[arin-ppml] CGN multiplier was: RE: Input on an article by Geoff Huston (potentially/myopically off-topic addendum)

Owen DeLong owen at delong.com
Thu Sep 15 07:58:19 EDT 2011


On Sep 15, 2011, at 4:49 AM, Matthew Kaufman wrote:

> On 9/15/11 4:05 AM, Owen DeLong wrote:
>> If you can spell out that functionality, I'll be happy to show you how to do that in IPv6. It may require a certain amount of rethinking your methodology, but, I have yet to encounter an application where you could not achieve just as good a result without NAT using better methods available in IPv6.
> 
> I'll take you up on that. Solutions presented must not rely on a third party tunnel broker.
> 
> 1. "Dual-WAN router". I have a dozen PCs on people's desktops. I want to use whichever of my two ISPs is currently up and running, noting that either may fail at any time. The PCs are running XP SP3 and you may not change any software on them.
> 

Easy... Connect one WAN port to Provider A.
Connect second WAN port to provider B.
Obtain PI space and ASN from ARIN.
Obtain inexpensive 1-U colo from two (reasonably local) colo or colo-resellers.
Place small inexpensive routers in each of the colos and get a BGP default (or full tables if you like in IPv6, at least for now) from each of the colo upstreams.
Build tunnels between your dual WAN router and your colo routers.
Advertise iBGP across the tunnels to the colo routers and eBGP from the colo routers.

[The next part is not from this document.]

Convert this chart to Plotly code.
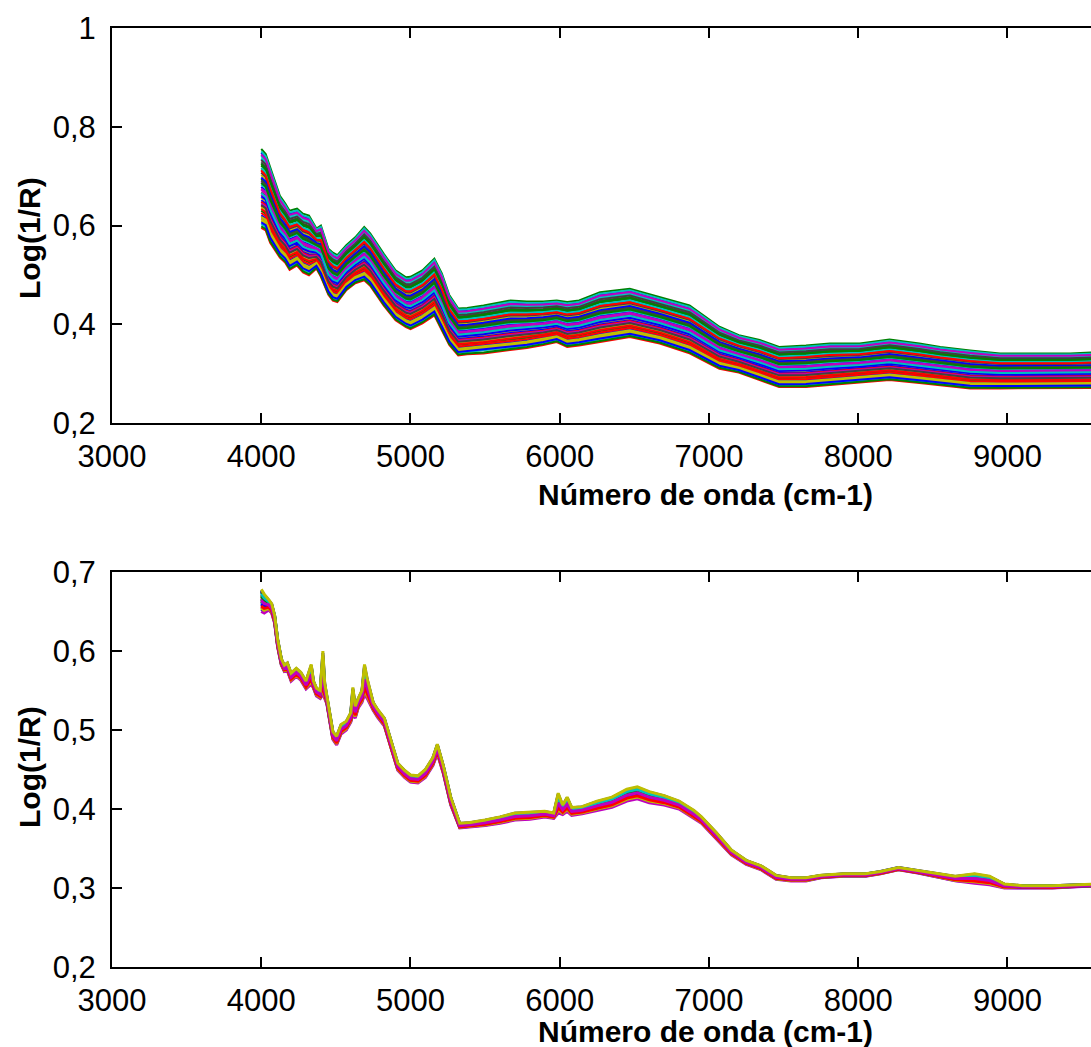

No third party tunnel broker, reliable true multihoming.

> 2. "Intranet". I have thousands of PCs on desktops across a multi-building campus. I have all sorts of internal servers that have static IP address assignments that I need to reach from these PCs. I don't want to renumber anything or even reconfigure my DHCP servers when I change providers.
> 

I believe the above solution also covers this case, though another (less desirable IMHO) alternative would be to use ULA for the internal communications and only use SLAAC-based or DHCP-PD based addressing for your internet communications.

> I know how to solve parts of each of these without NAT, but I can't find any case where the solution is "better" when you don't use NAT... so list how you'd do it.
> 

IMHO, both of the above solutions provide a superior alternative to NAT, but, I also consider the third-party tunnel broker solution (which is similar to my solution above, but, less expensive) to be superior to NAT as well. Of course, you can also hybridize using a third-party tunnel broker in place of one of the two colocation sites as well.